Demain mardi au palais de Baabda, les images seront celles du temps passé : une continuation dans l’illégitimité, la perpétuation d’une agression contre les élus de la nation, une prise d’otages aliénant la volonté de tout un peuple.
Les Syriens ont pris la porte, mais la trace de leur dernier forfait subsiste, s’affiche, un défi, par procuration, aux Libanais et à l’ensemble de la communauté internationale.
Demain mardi, le locataire du Palais vivra l’illusion d’une popularité retrouvée lorsque s’animeront les allées de la résidence. Mais c’est contraintes, résignées, par respect de la tradition ou par obligation protocolaire, que les délégations raréfiées s’y rendront.
Les voix qui se feront entendre, bien haut, expression incisive d’un désaveu, seront celles des absents : les ambassadeurs américain et européens et les nombreuses personnalités qui ont façonné le 14 mars. L’esprit de l’indépendance, le vrai, l’authentique, a déserté les hauteurs de Baabda depuis bien longtemps, depuis la funeste prorogation du mandat présidentiel. Il s’est installé, ancré dans le cœur de tous ceux qui ont fait de la place des Martyrs celle de la liberté reconquise. Il se manifestera dans la rue, trois jours durant, à l’initiative de Fouad Siniora : marches populaires, concerts, spectacles de danse, théâtre et, surtout, un symbole : la réinstallation de la statue de Béchara el-Khoury, père de l’indépendance... en l’absence forcée d’Émile Lahoud.

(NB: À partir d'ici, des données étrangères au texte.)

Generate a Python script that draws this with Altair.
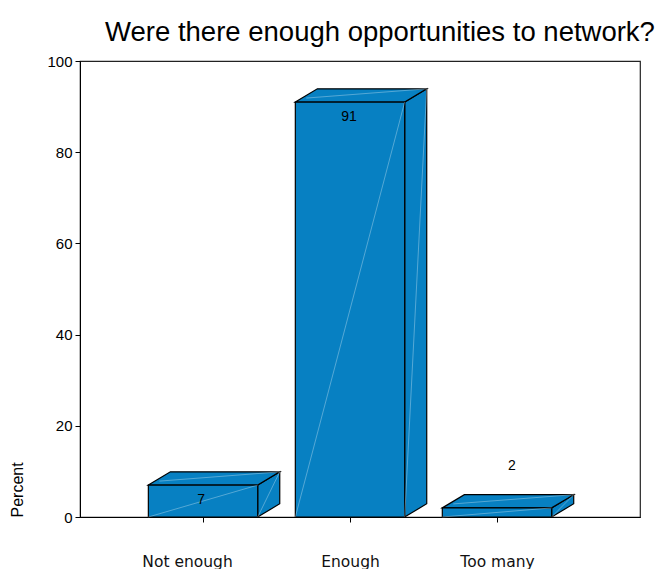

Dans la rue, donc, la fête, la célébration de la souveraineté retrouvée et, au Palais, les défilés robotisés, les sourires de circonstance, la caricature d’une fête. Le répit sera bref : après-demain, l’homme sera, de nouveau seul, face à son obstination. Seront là pour le réconforter, pour le soutenir ceux-là mêmes qui menacent les Libanais d’un retour au chaos, à la guerre civile, ceux-là mêmes qui n’ont pas fait leur deuil du départ sans gloire des forces syriennes.
Indépendance, que de crimes sont commis en ton nom ! Et pourtant, jamais, dans sa tumultueuse histoire, le Liban n’a bénéficié d’un appui international aussi unanime à sa souveraineté, à son entière intégrité. Un parapluie protecteur martelé, réaffirmé, par les Nations unies, semaine après semaine, mois par mois.
Mais les verrous ont la vie longue, ils s’encrassent au fil des jours et paralysent les institutions. Les faire sauter, c’est permettre à la majorité issue des élections d’assumer pleinement ses fonctions, ses devoirs. Consensus, oui, blocage, non. De Baabda au Hezbollah, une double négation est exercée au sein du gouvernement, un grain de sable délibéré, un chantage concerté, le torpillage de tout effort de redressement, de réforme.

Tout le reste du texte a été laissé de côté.